October 24, 2018 :: Jacob Allison

Management Experience | Admissionado

A recent Financial Times article by London Business School Professor of Organizational Behaviour Daniel Cable argues that today’s MBA graduates need to adopt the idea of “humble leadership.”

According to Professor Cable, humble leaders put aside older dictatorial business leadership styles in place of an approach that nurtures and supports the employees that MBA graduates will be leading. He writes that this new approach is needed in our complex, tech-driven economy, where managers likely don’t have the same kind of expertise as the teams of technologists they are leading. Cable argues that humble leaders that allow the tech experts they’re leading to experiment and take risks will create workplaces that produce more innovative and productive ideas than older top-down methods.

Technology management is one of the hottest buzzwords we’ve seen flying around the MBA admissions space in 2018, and we think that Professor Cable may be on to something with this idea. Below, find two ways that you might be able to communicate that you’re a humble leader in your admissions essays.

Humble Leadership in a Goals Essay

Almost every MBA applicant’s goals essay touches on the experiences in their past that have prepared them to take on their ambitious post-MBA goals. These past experience examples offer applicants a great opportunity to communicate their humble leadership style to adcoms.

Let’s say you recently led a team of junior consultants to analyze operational inefficiencies at a central bank. While you should certainly write about the challenges you led the team to overcome and what skills you developed from the experience, there might also be an opportunity to demonstrate your humble leadership style. Did you learn anything from your junior consultants on this project? Did you help any of them develop and implement an innovative idea? If so, what did THAT experience teach you about humble leadership? What did it teach you about leveraging the talents of the people you’re leading? Keep these questions in mind as you’re writing your MBA essays and they could help you add depth to the description of your leadership style.

Humble Leadership in a Failure Essay

Another great place to highlight your humble leadership approach could be in a “Failure/Lesson-Learned” essay. Lots of schools’ applications feature these essays, including INSEAD’s second motivation essay:

“…describe a situation where you failed. How did these experiences impact your relationships with others? Comment on what you learned.”

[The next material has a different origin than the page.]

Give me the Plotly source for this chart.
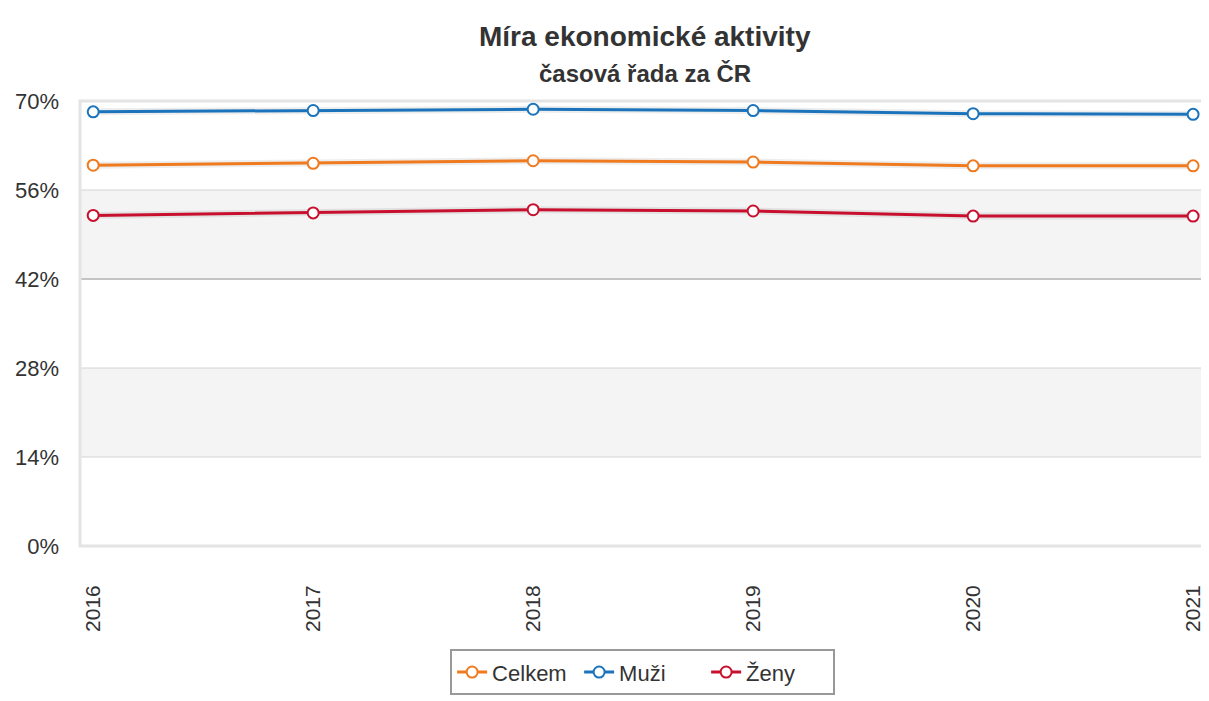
import plotly.graph_objects as go

# Míra ekonomické aktivity – časová řada za ČR
roky = [2016, 2017, 2018, 2019, 2020, 2021]
celkem = [59.9, 60.2, 60.6, 60.4, 59.8, 59.8]
muzi = [68.3, 68.5, 68.7, 68.5, 68.0, 67.9]
zeny = [52.0, 52.4, 52.9, 52.7, 51.9, 51.9]
y_ticks = [0, 14, 28, 42, 56, 70]

serie = [
    ("Celkem", celkem, "#ef7a1f"),
    ("Muži", muzi, "#1b74bb"),
    ("Ženy", zeny, "#c8102e"),
]

fig = go.Figure()
# jemný stín pod čarami
for nazev, hodnoty, barva in serie:
    fig.add_trace(go.Scatter(
        x=roky, y=hodnoty, mode="lines", showlegend=False, hoverinfo="skip",
        line=dict(color="rgba(0,0,0,0.07)", width=7),
    ))
for nazev, hodnoty, barva in serie:
    fig.add_trace(go.Scatter(
        x=roky, y=hodnoty, name=nazev, mode="lines+markers",
        line=dict(color=barva, width=3),
        marker=dict(size=11, color="white", line=dict(color=barva, width=2)),
    ))

# střídavé pruhy a mřížka
shapes = []
for i in range(len(y_ticks) - 1):
    if i % 2 == 1:
        shapes.append(dict(type="rect", xref="paper", yref="y", x0=0, x1=1,
                           y0=y_ticks[i], y1=y_ticks[i + 1],
                           fillcolor="#f4f4f4", line_width=0, layer="below"))
for t in y_ticks[1:-1]:
    shapes.append(dict(type="line", xref="paper", yref="y", x0=0, x1=1, y0=t, y1=t,
                       line=dict(color="#c4c4c4" if t == 42 else "#d4d4d4",
                                 width=2 if t == 42 else 1),
                       layer="below"))
shapes.append(dict(type="rect", xref="paper", yref="paper", x0=0, x1=1, y0=0, y1=1,
                   line=dict(color="#e4e4e4", width=3), layer="below"))

# stránka má okraj 8 px, proto je figura o tolik menší
fig.update_layout(
    width=1201, height=693,
    margin=dict(l=72, r=6, t=93, b=147),
    paper_bgcolor="white", plot_bgcolor="white",
    font=dict(family="Liberation Sans, Arial, sans-serif", color="#333333"),
    shapes=shapes,
    showlegend=True,
    legend=dict(
        orientation="h", x=0.501, xanchor="center", y=-0.232, yanchor="top",
        bordercolor="#999999", borderwidth=2, font=dict(size=22, color="#333333"),
        itemwidth=30, entrywidth=82,
    ),
    xaxis=dict(
        range=[2015.94, 2021.045], tickvals=roky, ticktext=[str(r) for r in roky],
        tickangle=-90, tickfont=dict(size=21, color="#333333"),
        showgrid=False, zeroline=False, showline=False, ticks="",
        ticklabelstandoff=34,
    ),
    yaxis=dict(
        range=[0, 70], tickvals=y_ticks, ticktext=[f"{t}%" for t in y_ticks],
        tickfont=dict(size=22, color="#333333"),
        showgrid=False, zeroline=False, showline=False, ticks="",
        ticklabelstandoff=20,
    ),
)

fig.add_annotation(text="<b>Míra ekonomické aktivity</b>", xref="paper", yref="paper",
                   x=0.503, y=1, yshift=65, xanchor="center", yanchor="middle",
                   showarrow=False, font=dict(size=28, color="#333333"))
fig.add_annotation(text="<b>časová řada za ČR</b>", xref="paper", yref="paper",
                   x=0.503, y=1, yshift=28, xanchor="center", yanchor="middle",
                   showarrow=False, font=dict(size=24, color="#333333"))

fig.write_html("out.html")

These types of essay prompts offer the perfect opportunity to not only show that you respond well to feedback, but that you are the kind of person who is humble enough to learn in unexpected ways. Perhaps your failure story is about how you were put in charge of a project with a super tight deadline. Instead of delegating and trusting your team, you took more work on your shoulders than you needed to, thinking that only you knew how this process needed to be done. As the deadline approached, the project got out of hand, and your supervisor stepped in, effectively delegating the work to your team and avoiding a disaster.

Once you’ve outlined how you messed up, it’s time to talk about what you learned and how you’ve changed your approach in these situations. As you’re doing that, keep humble leadership in mind. Could you have trusted your team more? Could you have been more humble in the amount of work you thought you could personally take on? Have you become better at delegating? Showing the adcoms that you’ve learned this important lesson about humble leadership could make for a very powerful failure essay.

Whether or not you agree with Professor Cable’s prediction that the old way of MBA leadership is on its way out in modern businesses, top MBA programs are starting to hint that they’re prioritizing humble leaders. For example, Berkley’s Haas School of Business asks that applicants keep in mind their principle of “confidence without attitude” as they’re writing their essays. We think that effectively communicating that you employ a humble leadership style can help you add a unique differentiator to your MBA application essays.